- Interactive map of Yangi Oʻzbekiston
- Type: Public park
- Location: Tashkent, Uzbekistan
- Coordinates: 41°19′44″N 69°26′21″E﻿ / ﻿41.32889°N 69.43917°E
- Area: 257 acres (104 ha)
- Created: 2021
- Status: Open year round

= Yangi Oʻzbekiston =

Major park in Tashkent, Uzbekistan

Yangi Oʻzbekiston (Yangi Oʻzbekiston bogʻi / Янги Ўзбекистон боғи) is a major park in Tashkent, Uzbekistan. One of the largest parks in the country, it was established on occasion of the 30th anniversary of Uzbekistan's independence.
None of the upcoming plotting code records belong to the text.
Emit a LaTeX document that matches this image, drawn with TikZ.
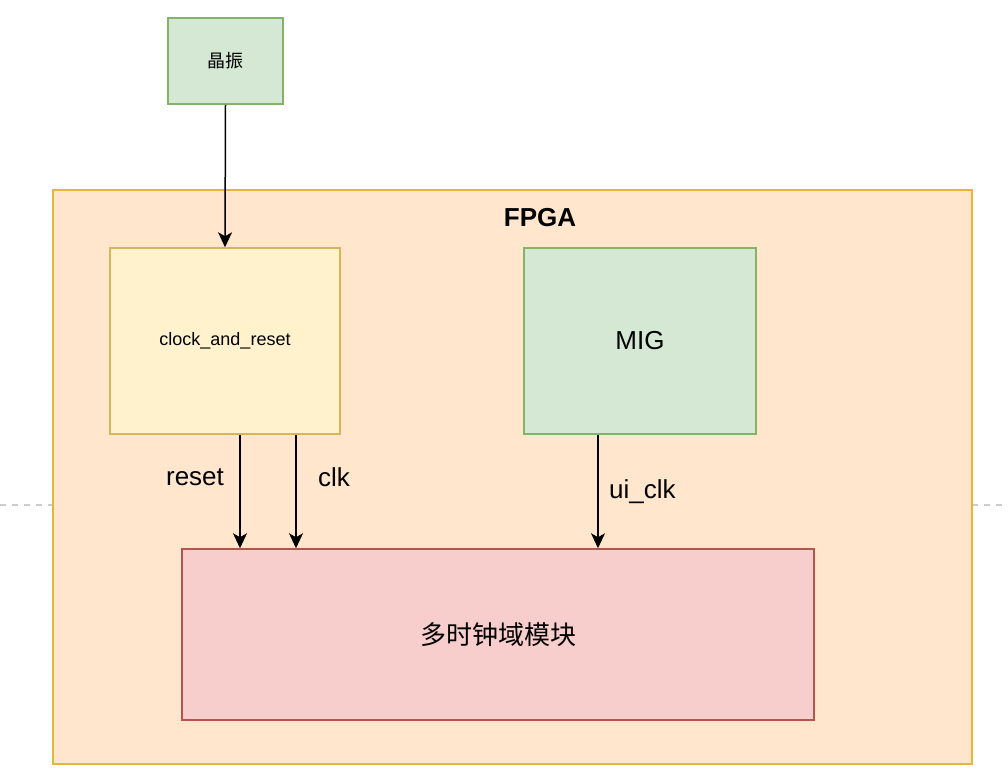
\documentclass[tikz,border=0pt]{standalone}
\usepackage{fontspec}
\setmainfont{Liberation Sans}
\newfontfamily\cjk{Noto Sans CJK SC}
\usetikzlibrary{arrows.meta,positioning}

\definecolor{fpgafill}{HTML}{FFE6CC}
\definecolor{fpgaline}{HTML}{E6B53C}
\definecolor{yelfill}{HTML}{FFF2CC}
\definecolor{yelline}{HTML}{D6B656}
\definecolor{grnfill}{HTML}{D5E8D4}
\definecolor{grnline}{HTML}{82B366}
\definecolor{redfill}{HTML}{F8CECC}
\definecolor{redline}{HTML}{B85450}

\tikzset{
  block/.style={draw, line width=1.5pt, inner sep=0pt, text=black},
  sig/.style={line width=1.5pt, -{Stealth[length=15pt,width=14pt,inset=4pt]}},
  big/.style={font=\fontsize{26}{31}\selectfont},
  small/.style={font=\fontsize{18}{22}\selectfont}
}

\begin{document}
\begin{tikzpicture}[x=1pt,y=-1pt]
\useasboundingbox (0,0) rectangle (1008,782);
\draw[gray!40, line width=1.5pt, dash pattern=on 6pt off 6pt] (0,505) -- (1008,505);
\node[block, draw=fpgaline, fill=fpgafill, minimum width=919, minimum height=574] (fpga) at (512.5,477) {};
\node[font=\fontsize{26}{30}\selectfont\bfseries] (fpgalbl) at (540,218) {FPGA};
\node[block, draw=grnline, fill=grnfill, minimum width=115, minimum height=86, small] (xtal) at (225.5,61) {\cjk 晶振};
\node[block, draw=yelline, fill=yelfill, minimum width=230, minimum height=186, small] (clkrst) at (225,341) {clock\_and\_reset};
\node[block, draw=grnline, fill=grnfill, minimum width=232, minimum height=186, big] (mig) at (640,341) {MIG};
\node[block, draw=redline, fill=redfill, minimum width=632, minimum height=171, big] (mcd) at (498,634.5) {\cjk 多时钟域模块};
\draw[sig] (xtal.south) -- (clkrst.north);
\draw[sig] ([xshift=15]clkrst.south) -- ([xshift=15]clkrst.south |- mcd.north) node[pos=0.37, left=12pt, big] {reset};
\draw[sig] ([xshift=71]clkrst.south) -- ([xshift=71]clkrst.south |- mcd.north) node[pos=0.37, right=18pt, big] {clk};
\draw[sig] ([xshift=-42]mig.south) -- ([xshift=-42]mig.south |- mcd.north) node[pos=0.5, right=7pt, big] {ui\_clk};
\end{tikzpicture}
\end{document}
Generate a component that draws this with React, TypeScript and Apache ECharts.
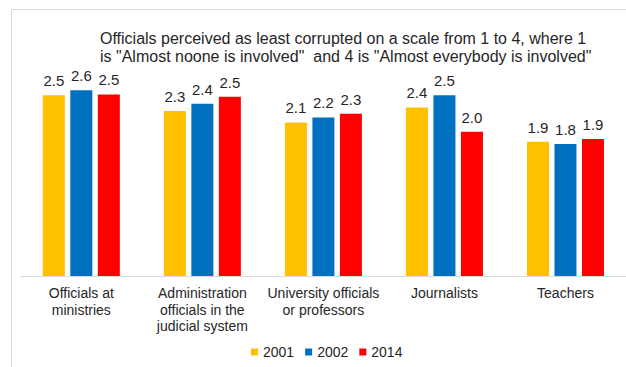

The park was originally built on a 104 hectare territory in Qibray District of Tashkent Region, which is adjacent to Tashkent City. Once the park was completed, it became part of the Mirzo Ulugbek District of Tashkent, thereby increasing the area of the city.

Yangi Oʻzbekiston was opened on August 31, 2021. President Shavkat Mirziyoyev attended and delivered the keynote speech at the opening ceremony. Following the completion of the park in Tashkent, several more parks also called Yangi Oʻzbekiston have been created in other cities across Uzbekistan.